Benjamen hosts the show "too much information" on WFMU.
Learn how important drawing is for video and performance artist Joan Jonas at Location One. The Jewish Museum uses orginal drawings to illustrate the real life escape of the husband and wife team behind Curious George, and Swiss artist Zilla Leutenegger brings her drawings to life for her new show Rocksie.
The Marina Abramovic and Tino Sehgal shows have not only put performance art in the spotlight but also exposed the contentious debate between the old and new guard (not everyone is jazzed about Sehgal selling his performance pieces). Location One presents Drawing/Performance/Video, a new exhibition by Joan Jonas, one of the pioneers of video and performance art. Her 1972 film Vertical Roll used the video medium (remember that annoying scrolling your old VCR would do) as a device to construct a self portrait. The Location One show looks at the role of drawing in the artist's performance and video work.
“I didn’t see a major difference between a poem, a sculpture, a film, or a dance. A gesture has for me the same weight as a drawing: draw, erase, draw, erase–memory erased,” Jonas says on gallery website.
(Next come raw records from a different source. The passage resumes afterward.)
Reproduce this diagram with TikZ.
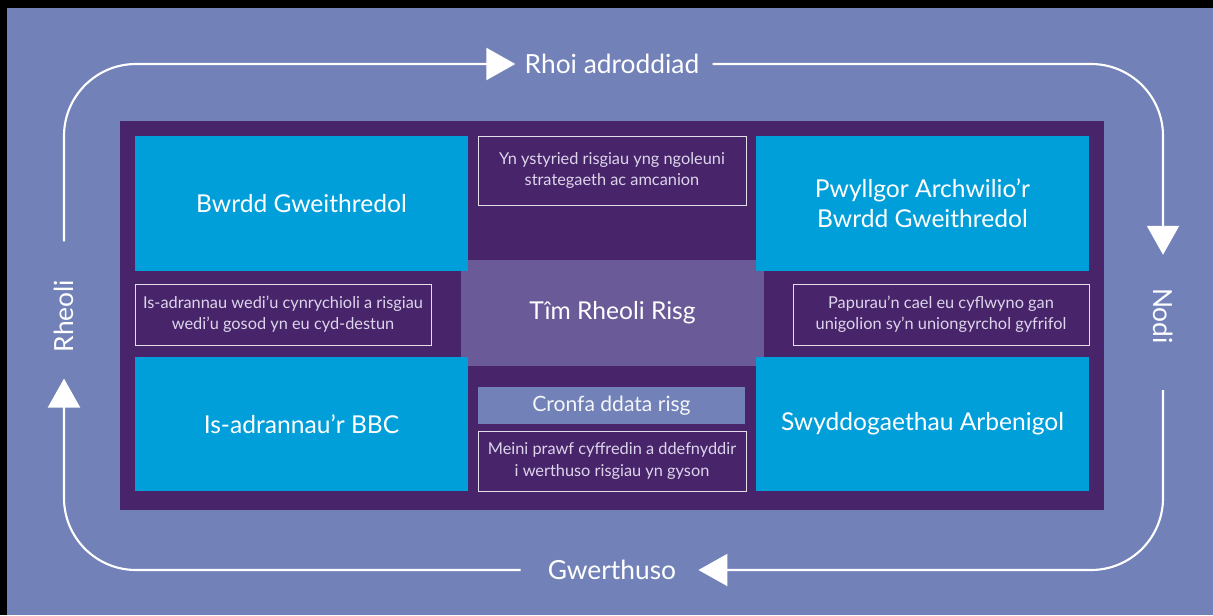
\documentclass[tikz,border=0pt]{standalone}
\usepackage{fontspec}
\setmainfont{Lato}
\usetikzlibrary{arrows.meta, calc}

\definecolor{backdrop}{HTML}{7282B8}
\definecolor{framepurple}{HTML}{48256A}
\definecolor{teampurple}{HTML}{6A5A98}
\definecolor{unitblue}{HTML}{009FDA}
\definecolor{notetext}{HTML}{DDD5EB}

\tikzset{
	loopline/.style = {draw = white, line width = 1.2pt, rounded corners = 1.44cm},
	looplabel/.style = {text = white, inner sep = 0pt, font = \fontsize{15}{18}\selectfont},
	unitbox/.style = {fill = unitblue, text = white, align = center, inner sep = 0pt,
		minimum width = 6.66cm, minimum height = 2.7cm, font = \fontsize{14}{17}\selectfont},
	notebox/.style = {draw = white!85!framepurple, line width = 0.5pt, text = notetext,
		align = center, inner sep = 0pt, font = \fontsize{9.3}{12.2}\selectfont}
}

\begin{document}
\begin{tikzpicture}[x = 0.02cm, y = -0.02cm, > = {Triangle[width = 0.64cm, length = 0.58cm]}]

	% Backdrop

	\fill [black] (0, 0) rectangle (1213, 615);
	\fill [backdrop] (7, 8) rectangle (1213, 615);
	\useasboundingbox (0, 0) rectangle (1213, 615);

	% Frame and risk team

	\fill [framepurple] (120, 121) rectangle (1104, 510);

	\node [fill = teampurple, text = white, inner sep = 0pt, minimum width = 6.06cm,
		minimum height = 2.12cm, font = \fontsize{14}{17}\selectfont]
		(tim) at (612.5, 313) {Tîm Rheoli Risg};

	% Units

	\node [unitbox] (bwrdd) at (301.5, 203.5) {Bwrdd Gweithredol};
	\node [unitbox] (pwyllgor) at (922.5, 203.5) {Pwyllgor Archwilio’r\\Bwrdd Gweithredol};
	\node [unitbox] (isadran) at (301.5, 424) {Is-adrannau’r BBC};
	\node [unitbox] (swydd) at (922.5, 424) {Swyddogaethau Arbenigol};

	% Notes

	\node [notebox, minimum width = 5.36cm, minimum height = 1.38cm] (strategaeth) at (612, 170.5)
		{Yn ystyried risgiau yng ngoleuni\\strategaeth ac amcanion};
	\node [notebox, minimum width = 5.92cm, minimum height = 1.22cm] (cyddestun) at (283, 314.5)
		{Is-adrannau wedi’u cynrychioli a risgiau\\wedi’u gosod yn eu cyd-destun};
	\node [notebox, minimum width = 5.92cm, minimum height = 1.22cm] (papurau) at (941, 314.5)
		{Papurau’n cael eu cyflwyno gan\\unigolion sy’n uniongyrchol gyfrifol};
	\node [fill = backdrop, text = white!92!backdrop, inner sep = 0pt, minimum width = 5.34cm,
		minimum height = 0.74cm, font = \fontsize{12}{14}\selectfont]
		(cronfa) at (611.5, 405.5) {Cronfa ddata risg};
	\node [notebox, minimum width = 5.36cm, minimum height = 1.2cm] (meini) at (612, 461)
		{Meini prawf cyffredin a ddefnyddir\\i werthuso risgiau yn gyson};

	% Cycle

	\node [looplabel] (rhoi) at (612, 64) {Rhoi adroddiad};
	\node [looplabel, rotate = -90] (nodi) at (1163, 316) {Nodi};
	\node [looplabel] (gwerthuso) at (612, 570) {Gwerthuso};
	\node [looplabel, rotate = 90] (rheoli) at (64, 316) {Rheoli};

	\begin{scope}[->]

		\draw [loopline] ($(rheoli.east) + (0, -38)$) |- ($(rhoi.west) + (-9, 0)$);
		\draw [loopline] ($(rhoi.east) + (13, 0)$) -| ($(nodi.west) + (0, -33)$);
		\draw [loopline] ($(nodi.east) + (0, 46)$) |- ($(gwerthuso.east) + (22, 0)$);
		\draw [loopline] ($(gwerthuso.west) + (-27, 0)$) -| ($(rheoli.west) + (0, 26)$);

	\end{scope}

\end{tikzpicture}
\end{document}
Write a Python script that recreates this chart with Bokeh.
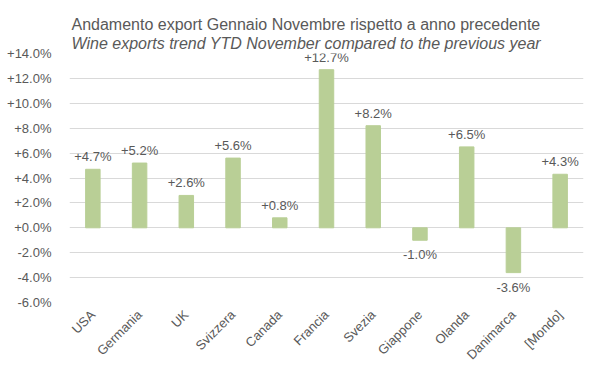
import math
from bokeh.plotting import figure
from bokeh.models import ColumnDataSource, Title, FixedTicker, CustomJSTickFormatter, Range1d
from bokeh.core.properties import value
from bokeh.embed import file_html
from bokeh.resources import INLINE

countries = ["USA", "Germania", "UK", "Svizzera", "Canada", "Francia", "Svezia",
             "Giappone", "Olanda", "Danimarca", "[Mondo]"]
changes = [4.7, 5.2, 2.6, 5.6, 0.8, 12.7, 8.2, -1.0, 6.5, -3.6, 4.3]
y_ticks = [-6, -4, -2, 0, 2, 4, 6, 8, 10, 12, 14]

labels = [("+%.1f%%" % v) if v >= 0 else ("%.1f%%" % v) for v in changes]
src = ColumnDataSource(dict(x=countries, top=changes))

pos_src = ColumnDataSource(dict(x=[c for c, v in zip(countries, changes) if v >= 0],
                                y=[v for v in changes if v >= 0],
                                lab=[l for l, v in zip(labels, changes) if v >= 0]))
neg_src = ColumnDataSource(dict(x=[c for c, v in zip(countries, changes) if v < 0],
                                y=[v for v in changes if v < 0],
                                lab=[l for l, v in zip(labels, changes) if v < 0]))

TXT = "#595959"
FONT = "Liberation Sans"

p = figure(x_range=countries, y_range=Range1d(-6, 14), width=590, height=370,
           output_backend="svg", toolbar_location=None,
           min_border_left=69, min_border_right=7, min_border_top=53, min_border_bottom=65)
p.outline_line_color = None

p.vbar(x="x", top="top", bottom=0, width=0.31, source=src, color="#B9CF96")

p.text(x="x", y="y", text="lab", source=pos_src, y_offset=-5,
       text_align="center", text_baseline="bottom", text_color=TXT,
       text_font=value(FONT), text_font_size="13px")
p.text(x="x", y="y", text="lab", source=neg_src, y_offset=7,
       text_align="center", text_baseline="top", text_color=TXT,
       text_font=value(FONT), text_font_size="13px")

p.yaxis.ticker = FixedTicker(ticks=y_ticks)
p.yaxis.formatter = CustomJSTickFormatter(code="""
    return (tick >= 0 ? '+' : '') + tick.toFixed(1) + '%';
""")
for ax in (p.xaxis, p.yaxis):
    ax.axis_line_color = None
    ax.major_tick_line_color = None
    ax.minor_tick_line_color = None
    ax.major_label_text_color = TXT
    ax.major_label_text_font = FONT
    ax.major_label_text_font_size = "13px"
p.yaxis.major_label_standoff = 12
p.xaxis.major_label_orientation = math.pi / 4
p.xaxis.major_label_standoff = 4

p.xgrid.grid_line_color = None
p.ygrid.grid_line_color = "#D9D9D9"
p.ygrid.ticker = FixedTicker(ticks=y_ticks)

p.add_layout(Title(text="Wine exports trend YTD November compared to the previous year",
                   align="left", offset=2, text_font=FONT,
                   text_font_style="italic", text_font_size="16px",
                   text_color=TXT, standoff=3), "above")
p.add_layout(Title(text="Andamento export Gennaio Novembre rispetto a anno precedente",
                   align="left", offset=2, text_font=FONT,
                   text_font_style="normal", text_font_size="16px",
                   text_color=TXT, standoff=-2), "above")

open("out.html", "w").write(file_html(p, INLINE))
A new exhibit at the Jewish Museum shows Curious George really did save the day. The always on the run character was created by a intrepid husband-and-wife team H.A. and Margret Rey (he changed the name from Reyersbach). Two days before the Nazis marched into Paris, the German Jewish couple fled on bicycles carrying drawings for their picturebooks, including one about a mischievous monkey then called Fifi. Margret was an assertive outspoken graduate of the famed Bauhaus school, whereas Hans Rey was a gentle self taught artist. Together they were able to make it to America and the exhibition features nearly 80 original drawings and vibrant watercolors from the more than 30 books the couple wrote and illustrated together.
Whether it be wall drawings, a projection, or works on paper - drawing is the root of Zurich based artist Zilla Leutenegger’s work. Her new show at the Perry Rubenstein is called Rocksie, the sound of a fist hitting punching bag fills the space making it sound like more like a gym than a gallery. The show features video projections and drawings. Leutenegger says the show is about courage, and not just the kind of courage it takes to be "Rocky" but the courage we need to face daily life as well.